Wednesday, June 8, 2011

Painted in the Desert and...Petrified!

Don't touch or approach wild animals - bubonic plague is a reality!

Whose reality? I wondered. Just how many cases of bubonic plague had Petrified Forest National Park been covering up over the years?  Where were they burying the bodies in order to keep the place open and its reputation as harmless adventure unmarred by such a dire threat? Man, this was serious.

But what the heck! The risk of contracting the plague wasn't about to deter me from enjoying massive brushstrokes of red, purples and blues on huge mesas that rose majestically from desert grassland. Nor would it turn me aside from grabbing the opportunity to view millions-year-old remnants of ancient trees that glistened in the afternoon sun.

You see, my husband Matthew was about to keep his promise, a promise he had made on a previous trip home from Albuquerque when we had rebuffed a chance to see one of Arizona's greatest national parks. Taking that proffered opportunity this time would cost him $10 and nearly two hours travel time off the highway when all was said and done, but it was a sacrifice he was making for me. So damn the plague!

As we gently drove into the Painted Desert at first I wondered, Well, what's the big whoop? This is like driving through the desert in like..Phoenix! Please let there be something to convince Matthew this is really something...but we took a turn on the windy park road, and suddenly I was bouncing in my seat, obsessively clicking the camera and shouting at the kids, "Look, look! Do you see the colors? Do you see them? Isn't it beautiful?"

Our first view of an extraordinary landscape
The farther we went, the more my eyes teared up as I thanked my husband again and again for taking the time to show his family more of the brilliant, wild, incredible scenery of Arizona. Though, granted, sometimes I felt we might have, by some strange tunnel in time, landed on a different world - scanning the horizon for signs of life...

The scenery occasionally collapsed in on itself like the closing of a pop-up picture book for toddlers, leaving us to stare at the simple grass whipping in the wind. As we approached a new chapter in the story called The Tepees, we were astounded to find the book unfolding again with some of the most memorable and vivid illustrations yet.

The colors you see are created by iron, carbon, manganese and more minerals...
I wished to stop at Puerco Pueblo, a Native American ruin, but the hike was just a tad too far. As elated as I was to be seeing massive stricken logs, witnesses to the age of the dinosaurs, strewn mere yards away from the road we traveled, I was not going to make any bones about missing a ruin.

We opted instead to stop at the Rainbow Forest Museum, near the end of the park road, to eat our lunch at a picnic table. On all our road trips I have never eaten at a prettier place. The desert plants graciously encircled us, and ravens glided low on the wind near by, though how they were able to manage navigating the gusts that blew the food from our hands is beyond my understanding.

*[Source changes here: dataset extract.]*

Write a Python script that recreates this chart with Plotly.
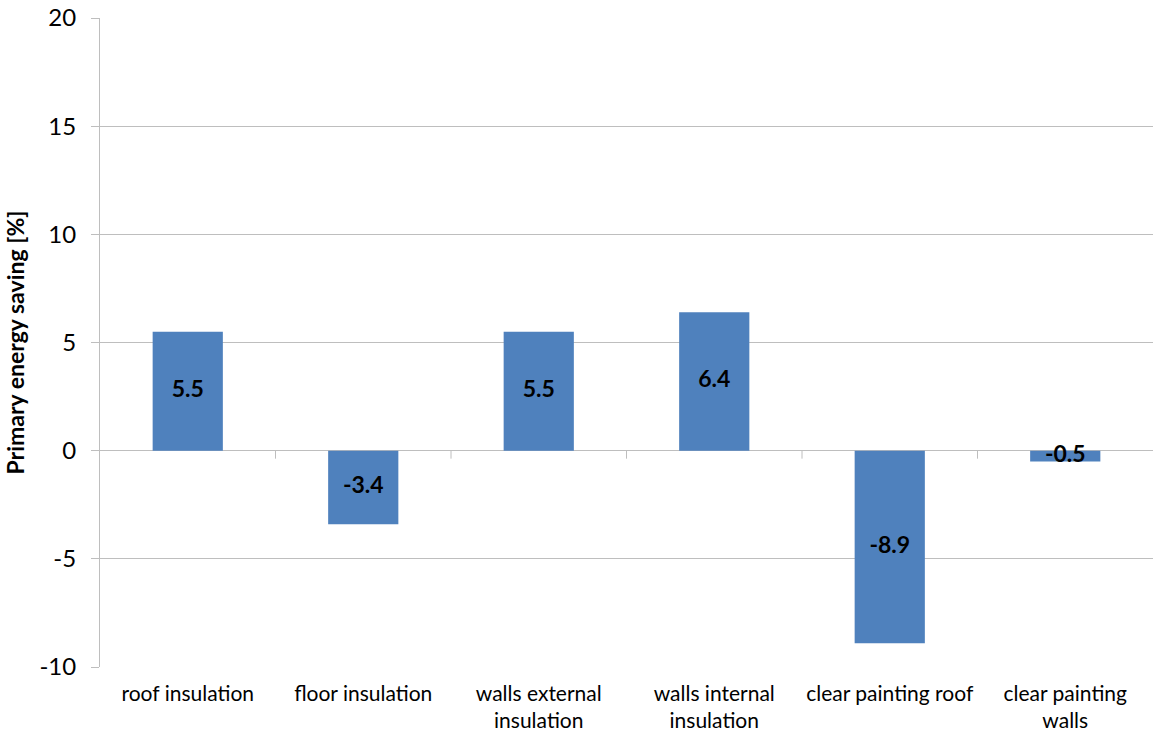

The view from our picnic table
After lunch, we were determined to walk the Giant Logs Trail behind the museum which passes Old Faithful, the largest log of petrified wood in the park. Park signs warned about near constant high winds and about the need for sun protection - hats, sunscreen, long sleeves. As we stepped out on the path with our children, the winds buffeted us badly, making me fear one of the kids would be blown away into the wilds to be raised by coyotes. The trail led up and down broad steps that wandered between broken logs of petrified wood such as this one:

The great American flag flying over Rainbow Forest Museum
The sun did indeed beat down on us (this is Arizona, after all), but in order to keep hats on our heads in that roaring wind, we would have needed to screw them into our skulls with some heavy hardware. As it was, we braved it, and I held my baby Danny's hat over his delicate blond scalp as best I could.

With joy my eldest daughter and I pointed out the colors in the wood to each other as she held tight to my free hand. The gratification I felt when we completed the trail was a beautiful thing, but more so because the experience truly was a gift from my Matthew.

My Man driving in our van through the Painted Desert
He fought his road trip killer instinct, the one that pushes him to drive and drive with only stops for gas and restroom breaks, just so he could give his wife an experience she craved, an experience she'll never forget. An experience his kids will remember, too. And so, with love, this blog post is dedicated to him.